資格取得に必要な期間は、標準で6か月、最短で2か月です。
【日曜大工士®・DIY工作アドバイザー®の費用】
費用 | 日曜大工士® | DIY工作アドバイザー® |
受験料 | 10,000円 | 10,000円 |
認定講座 ・諒設計アーキテクトラーニング ・SARAスクールジャパン | 基本コース(仮称) 59,800円 ※受験する資格には別途申し込みと受験料が必要。 | |
特別コース(仮称) 79,800円 ※卒業課題込み。100%資格取得保証付き。 | ||
認定カード | 5,500円 | |
認定証 | 5,500円 |
参考
DIYアドバイザー
DIYアドバイザーの資格取得費用は、選ぶ教材や居住地によって費用に大きな開きが出る可能性があります。教材は、日本DIY・ホームセンター協会が販売するオンラインの学科研修か参考書から選択が可能です。この資格は学習範囲が比較的広いので、独学は的が外れる可能性もあり、学習には協会が販売する教材を利用するのが無難です。

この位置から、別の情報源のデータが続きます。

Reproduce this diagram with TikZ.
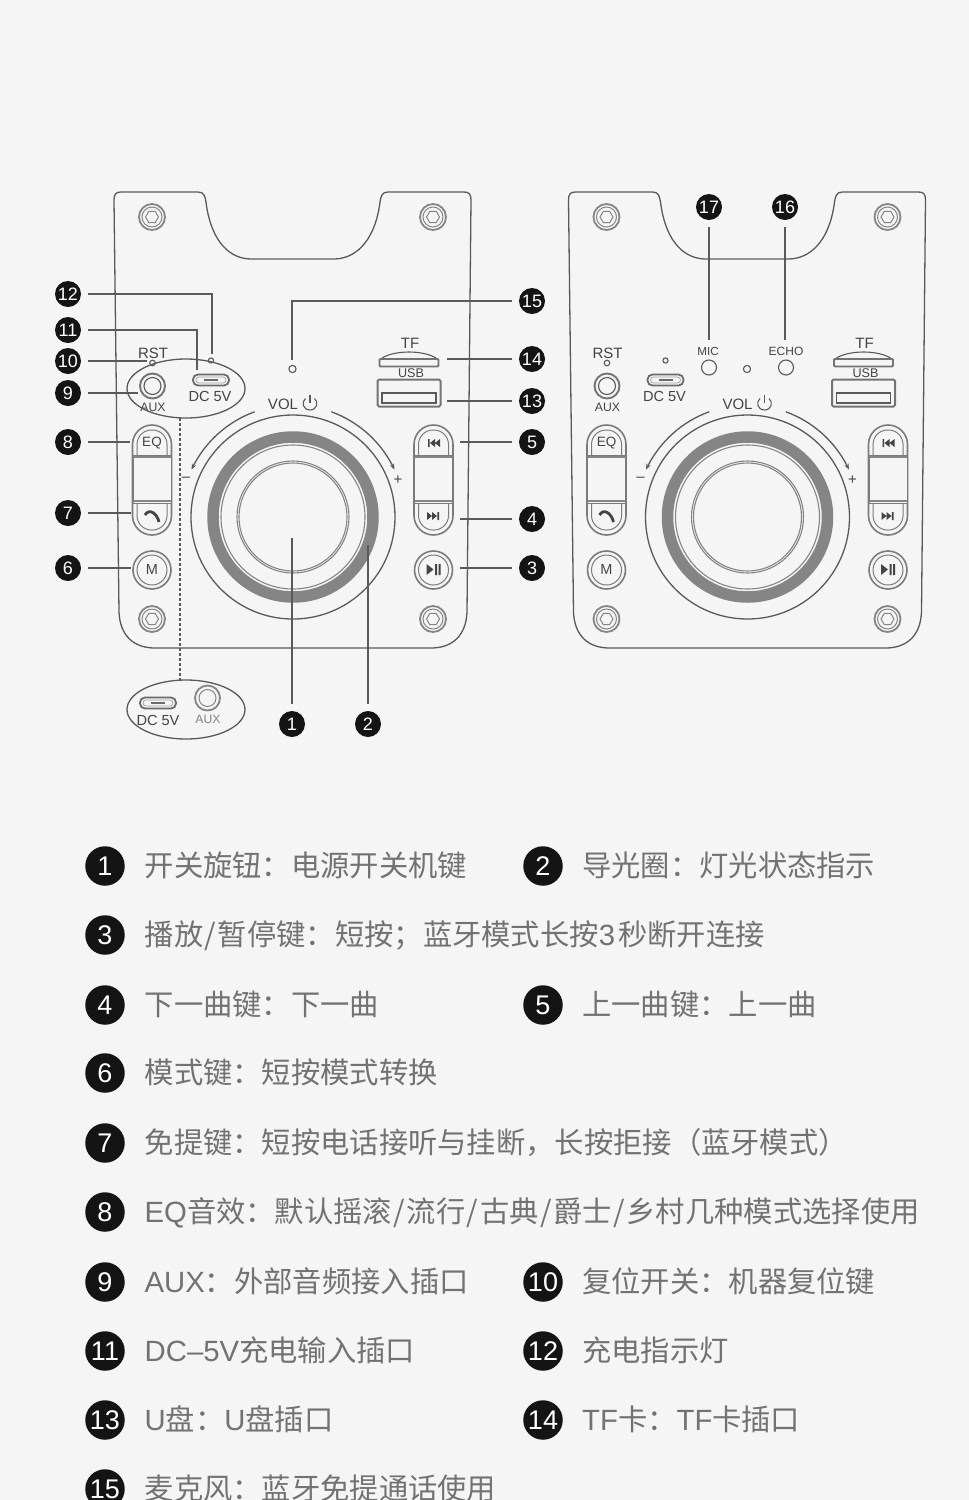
\documentclass[tikz,border=0pt]{standalone}
\usepackage{fontspec}
\setmainfont{Liberation Sans}
\newfontfamily\cjk{Noto Sans CJK SC}
\newfontfamily\latf{Liberation Sans}
\usetikzlibrary{arrows.meta,shapes.geometric,bending}
\definecolor{bgc}{HTML}{F5F5F5}
\definecolor{linec}{HTML}{5A5A5A}
\definecolor{ringc}{HTML}{858585}
\definecolor{labc}{HTML}{444444}
\definecolor{legc}{HTML}{727272}
\definecolor{badgec}{HTML}{141414}
\definecolor{microc}{HTML}{6A6A6A}
\definecolor{microin}{HTML}{A0A0A0}
\newcommand{\fsz}[1]{\fontsize{#1}{#1}\selectfont}
\newcommand{\slsh}{\kern1.6pt/\kern1.6pt}
\tikzset{
  x=1pt,y=-1pt,
  outline/.style={draw=linec,line width=1.3pt},
  thin part/.style={draw=linec,line width=1.1pt},
  thick part/.style={draw=linec!85,line width=1.9pt},
  conn/.style={draw=linec,line width=1.4pt},
  badge/.style={circle,fill=badgec,text=white,inner sep=0pt,minimum size=26pt,font=\fsz{18}},
  bigbadge/.style={circle,fill=badgec,text=white,inner sep=0pt,minimum size=39.5pt,font=\fsz{27}},
  lab/.style={inner sep=0pt,text=labc,font=\fsz{14.6}},
  faint/.style={inner sep=0pt,text=ringc,font=\fsz{12.2}},
  legend text/.style={anchor=base west,inner sep=0pt,text=legc,font=\cjk\fsz{29.3}},
  icon/.style={fill=labc,draw=none},
}
\newcommand{\myscrew}[2]{%
  \draw[draw=ringc,line width=1.8pt] (#1,#2) circle[radius=13];
  \draw[draw=ringc,line width=1pt] (#1,#2) circle[radius=10];
  \draw[draw=ringc,line width=1pt] (#1-6.5,#2) -- (#1-3.2,#2-5.6) -- (#1+3.2,#2-5.6) -- (#1+6.5,#2) -- (#1+3.2,#2+5.6) -- (#1-3.2,#2+5.6) -- cycle;
}
\newcommand{\mymicro}[2]{% x, y
  \draw[draw=microc,line width=1.8pt,rounded corners=5pt] (#1-18,#2-5.5) rectangle (#1+18,#2+5.5);
  \draw[draw=microin,line width=.7pt,rounded corners=3pt] (#1-15,#2-3) rectangle (#1+15,#2+3);
  \fill[microc] (#1-7,#2-1.3) rectangle (#1+7,#2+1.3);
}
\newcommand{\mycapsule}[1]{% centre x
  \draw[draw=linec!80,line width=1.6pt,rounded corners=19.5pt] (#1-19.5,425) rectangle (#1+19.5,535);
  \draw[draw=linec!80,line width=1pt,rounded corners=14.5pt] (#1-15,430) rectangle (#1+15,530);
  \draw[draw=linec!80,line width=1pt,fill=bgc] (#1-19,455) rectangle (#1+19,503);
  \draw[draw=ringc,line width=2.4pt] (#1-19,457) -- (#1+19,457);
  \draw[draw=ringc,line width=2.4pt] (#1-19,501) -- (#1+19,501);
}
\newcommand{\myround}[1]{% centre x
  \draw[draw=linec!80,line width=1.6pt] (#1,570) circle[radius=19];
  \draw[draw=linec!80,line width=1pt] (#1,570) circle[radius=15];
}
\newcommand{\drawpanel}[2]{% suffix, xshift
\begin{scope}[xshift=#2]
  \draw[outline] (114,200) .. controls (114,194) and (116,192) .. (121,192) -- (198,192)
    .. controls (204,192) and (205,196) .. (206,202) .. controls (210,235) and (225,258) .. (250,259)
    -- (335,259) .. controls (360,258) and (376,235) .. (380,202)
    .. controls (381,196) and (382,192) .. (388,192) -- (464,192)
    .. controls (469,192) and (471,194) .. (471,200) -- (467,612)
    .. controls (466,636) and (452,648) .. (431,648) -- (155,648)
    .. controls (134,648) and (120,636) .. (119,612) -- cycle;
  \myscrew{152}{217}\myscrew{433}{217}\myscrew{152}{619}\myscrew{433}{619}
  % knob
  \draw[outline] (293,517) circle[radius=102];
  \draw[draw=ringc,line width=11.5pt] (293,517) circle[radius=80];
  \draw[thin part,draw=ringc] (293,517) circle[radius=72];
  \draw[thin part,draw=ringc] (293,517) circle[radius=56];
  \draw[thin part,draw=ringc] (293,517) circle[radius=54];
  \draw[outline,-{Stealth[length=6pt,width=4.5pt]}] ([shift={(293,517)}]-110:112) arc[start angle=-110,end angle=-155,radius=112];
  \draw[outline,-{Stealth[length=6pt,width=4.5pt]}] ([shift={(293,517)}]-70:112) arc[start angle=-70,end angle=-25,radius=112];
  \node[lab,font=\fsz{15}] (vol#1) at (283,404) {VOL};
  \draw[thin part] (305.5,398.5) .. controls (301,402) and (303,410) .. (310,410) .. controls (317,410) and (319,402) .. (314.5,398.5);
  \draw[thin part] (310,395) -- (310,403);
  \node[lab,font=\fsz{15}] (minus#1) at (186,479) {–};
  \node[lab,font=\fsz{15}] (plus#1) at (398,480) {+};
  % capsules
  \mycapsule{152}\mycapsule{433.5}
  \myround{152}\myround{433.5}
  \node[lab,font=\fsz{13.5}] (eq#1) at (152,443) {EQ};
  \node[lab,font=\fsz{14.5}] (m#1) at (152,570) {M};
  \draw[draw=labc,line width=2.8pt] (145,515) .. controls (149,508) and (157,513) .. (159,522);
  % transport icons
  \fill[icon] (428,439) rectangle (429.7,447) (440,439) -- (440,447) -- (435,443) -- cycle (435,439) -- (435,447) -- (430,443) -- cycle;
  \fill[icon] (439,512) rectangle (437.3,520) (427,512) -- (427,520) -- (432,516) -- cycle (432,512) -- (432,520) -- (437,516) -- cycle;
  \fill[icon] (426.5,564) -- (426.5,575) -- (433.5,569.5) -- cycle (435,564) rectangle (437,575) (438.5,564) rectangle (440.5,575);
  % jacks
  \node[lab,font=\fsz{15}] (rst#1) at (153,353) {RST};
  \draw[thin part] (152.5,363) circle[radius=2.8];
  \draw[thick part] (152.5,386) circle[radius=12.5];
  \draw[thin part] (152.5,386) circle[radius=8.5];
  \node[lab,font=\fsz{12.2}] (aux#1) at (153,407) {AUX};
  \mymicro{211}{380}
  \draw[thin part] (211,360.5) circle[radius=2.6];
  \node[lab] (dc#1) at (210,396) {DC 5V};
  % LED
  \draw[thin part] (292.5,369) circle[radius=3.6];
  % TF and USB
  \node[lab,font=\fsz{15}] (tf#1) at (410,343) {TF};
  \draw[thick part,rounded corners=1pt] (379.5,359) rectangle (438.5,366.5);
  \draw[thin part] (382,358) .. controls (395,350) and (423,350) .. (436,358);
  \node[lab,font=\fsz{12.6}] (usb#1) at (411,373) {USB};
  \draw[draw=linec!85,line width=2pt,rounded corners=1.5pt] (377.5,379.5) rectangle (440.5,406.5);
  \draw[thin part] (382,393) rectangle (436,403);
\end{scope}
}
\newcommand{\lgrow}[6]{% name, x, y, number, text x offset, text
  \node[bigbadge] (lb#1) at (#2,#3) {#4};
  \node[legend text] (lt#1) at (#2+#5,#3+10.5) {#6};
}
\begin{document}
\begin{tikzpicture}
\useasboundingbox (0,0) rectangle (969,1500);
\clip (0,0) rectangle (969,1500);
\fill[bgc] (0,0) rectangle (969,1500);

\drawpanel{a}{0}
\drawpanel{b}{454.5}

% right-hand panel extras
\node[lab,font=\fsz{11.7}] (mic) at (708,351) {MIC};
\node[lab,font=\fsz{12}] (echo) at (786,351) {ECHO};
\draw[thin part] (709,367.5) circle[radius=7.5];
\draw[thin part] (786,367.5) circle[radius=7.5];

% port ellipses
\node[draw=linec,line width=1.3pt,ellipse,minimum width=118pt,minimum height=59pt,inner sep=0pt] (ell1) at (186,388.5) {};
\node[draw=linec,line width=1.3pt,ellipse,minimum width=118pt,minimum height=59pt,inner sep=0pt] (ell2) at (186,709.5) {};
\draw[draw=linec,line width=1.1pt,densely dashed] (180,418) -- (180,680);
\mymicro{158}{703}
\node[lab] (dc2) at (158,720) {DC 5V};
\draw[draw=ringc,line width=1.8pt] (207.5,698) circle[radius=12.5];
\draw[draw=ringc,line width=1pt] (207.5,698) circle[radius=8.5];
\node[faint] (aux2) at (208,719) {AUX};

% connector ends
\coordinate (t1) at (292,538);
\coordinate (t2) at (368,545);
\coordinate (t3) at (460,568);
\coordinate (t4) at (460,519);
\coordinate (t5) at (460,442);
\coordinate (t6) at (131,568);
\coordinate (t7) at (131,513);
\coordinate (t8) at (130,442);
\coordinate (t9) at (138,393);
\coordinate (t10) at (147,361);
\coordinate (t11) at (197,370);
\coordinate (t12) at (212,354);
\coordinate (t13) at (447,401);
\coordinate (t14) at (447,359);
\coordinate (t15) at (292,360);
\coordinate (t16) at (785,340);
\coordinate (t17) at (709,340);

% small badges
\node[badge] (b1) at (292,724) {1};
\node[badge] (b2) at (368,724) {2};
\node[badge] (b3) at (532,568) {3};
\node[badge] (b4) at (532,519) {4};
\node[badge] (b5) at (532,442) {5};
\node[badge] (b6) at (68,568) {6};
\node[badge] (b7) at (68,513) {7};
\node[badge] (b8) at (68,442) {8};
\node[badge] (b9) at (68,393) {9};
\node[badge] (b10) at (68,361) {10};
\node[badge] (b11) at (68,330) {11};
\node[badge] (b12) at (68,294) {12};
\node[badge] (b13) at (532,401) {13};
\node[badge] (b14) at (532,359) {14};
\node[badge] (b15) at (532,301) {15};
\node[badge] (b16) at (785,207) {16};
\node[badge] (b17) at (709,207) {17};

% connectors
\begin{scope}[every path/.style={conn,shorten <=7pt}]
\draw (b1) -- (t1);
\draw (b2) -- (t2);
\draw (b3) -- (t3);
\draw (b4) -- (t4);
\draw (b5) -- (t5);
\draw (b6) -- (t6);
\draw (b7) -- (t7);
\draw (b8) -- (t8);
\draw (b9) -- (t9);
\draw (b10) -- (t10);
\draw (b11) -| (t11);
\draw (b12) -| (t12);
\draw (b13) -- (t13);
\draw (b14) -- (t14);
\draw (b15) -| (t15);
\draw (b16) -- (t16);
\draw (b17) -- (t17);
\end{scope}

% legend
\lgrow{1}{105}{866}{1}{39.5}{开关旋钮：电源开关机键}
\lgrow{2}{543}{866}{2}{39}{导光圈：灯光状态指示}
\lgrow{3}{105}{935}{3}{39.5}{播放\slsh 暂停键：短按；蓝牙模式长按{\latf 3}\kern3pt 秒断开连接}
\lgrow{4}{105}{1005}{4}{39.5}{下一曲键：下一曲}
\lgrow{5}{543}{1005}{5}{39}{上一曲键：上一曲}
\lgrow{6}{105}{1073}{6}{39.5}{模式键：短按模式转换}
\lgrow{7}{105}{1143}{7}{39.5}{免提键：短按电话接听与挂断，长按拒接（蓝牙模式）}
\lgrow{8}{105}{1212}{8}{39.5}{{\latf EQ}音效：默认摇滚\slsh 流行\slsh 古典\slsh 爵士\slsh 乡村几种模式选择使用}
\lgrow{9}{105}{1282}{9}{39.5}{{\latf AUX}：外部音频接入插口}
\lgrow{10}{543}{1282}{10}{39}{复位开关：机器复位键}
\lgrow{11}{105}{1351}{11}{39.5}{{\latf DC–5V}充电输入插口}
\lgrow{12}{543}{1351}{12}{39}{充电指示灯}
\lgrow{13}{105}{1420}{13}{39.5}{{\latf U}盘：{\latf U}盘插口}
\lgrow{14}{543}{1420}{14}{39}{{\latf TF}卡：{\latf TF}卡插口}
\lgrow{15}{105}{1489}{15}{39.5}{麦克风：蓝牙免提通话使用}
\end{tikzpicture}
\end{document}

実技研修と二次試験は東京・大阪が会場で、2回分の往復交通費と、場合によっては宿泊費が必要となります。これとは別に、登録料や登録更新料も必要です。
【DIYアドバイザーの費用】
受験料 | 14,630円 |
学科研修(オンライン)(任意) | 11,110円(10講座一括購入の場合) |
参考書(全品)(任意) | 32,600円 |
実技研修(東京・大阪) | 不明(二次試験受験対象者へのみ案内) |
東京・大阪までの交通費・宿泊費×2回 | 受験者の居住地による |
登録料 | 14,300円 |
登録更新料(5年ごと) | 14,300円 |
試験に向けていつから準備を始めるかにもよりますが、受験者の知識や技量によっては最低でも半年~1年程度かけて学科と実技を習得する必要があります。なお、二次試験に不合格だったとしても、一次試験の合格者はその後2回まで一次試験が免除されます。
メリットと仕事内容
DIY関連資格のメリットは、収入につながる知識と技能を身に着け、自らの趣味と実益にも役立てることができることです。DIYは老若男女に一定の需要があり、最近ではDIYをしやすい環境も充実してきたため、今後も成長が期待できる分野です。
DIYアドバイザーの仕事内容には、以下のようなものがあります。
・ホームセンターや工具店・金物店での勤務
・カルチャースクールでの講師
・特注品の受注製作
・作品をハンドメイドサイトなどで出品販売
・SNSやYouTubeで活動を発信
ホームセンターではDIYアドバイザーの資格取得を奨励していることも多く、資格保有者は採用に有利で、資格手当の増額も期待できます。
難易度
日曜大工士®・DIY工作アドバイザー®については、資格取得保証付きの講座もあり、難易度は決して高くありません。
その一方で、DIYアドバイザーの2022年度一次試験と二次試験の合格率は最終的に32.7%でした。難易度は低くはないですが、DIY好きなら誰でも比較的取り組みやすいことと、一次試験に合格すればその後2年間は一次試験が免除されることを考えると、努力次第でチャンスは広がると言えます。
適任者
DIY関連資格の取得に向いているのは、以下に多く当てはまる人です。
・DIYや物作りが好き
・大工や職人の経験者
・聴き上手、教え上手
・コミュニケーション能力が高い
・相手の立場で考えられる
DIYアドバイザーの試験を受験するためには、試験年度の4月1日に18歳以上である必要がありますが、日曜大工士®やDIY工作アドバイザー®の受験には特に制約がありません。DIY関連資格は、DIYを自ら楽しみながら人にも教えたいという人には、ぴったりの資格といえるでしょう。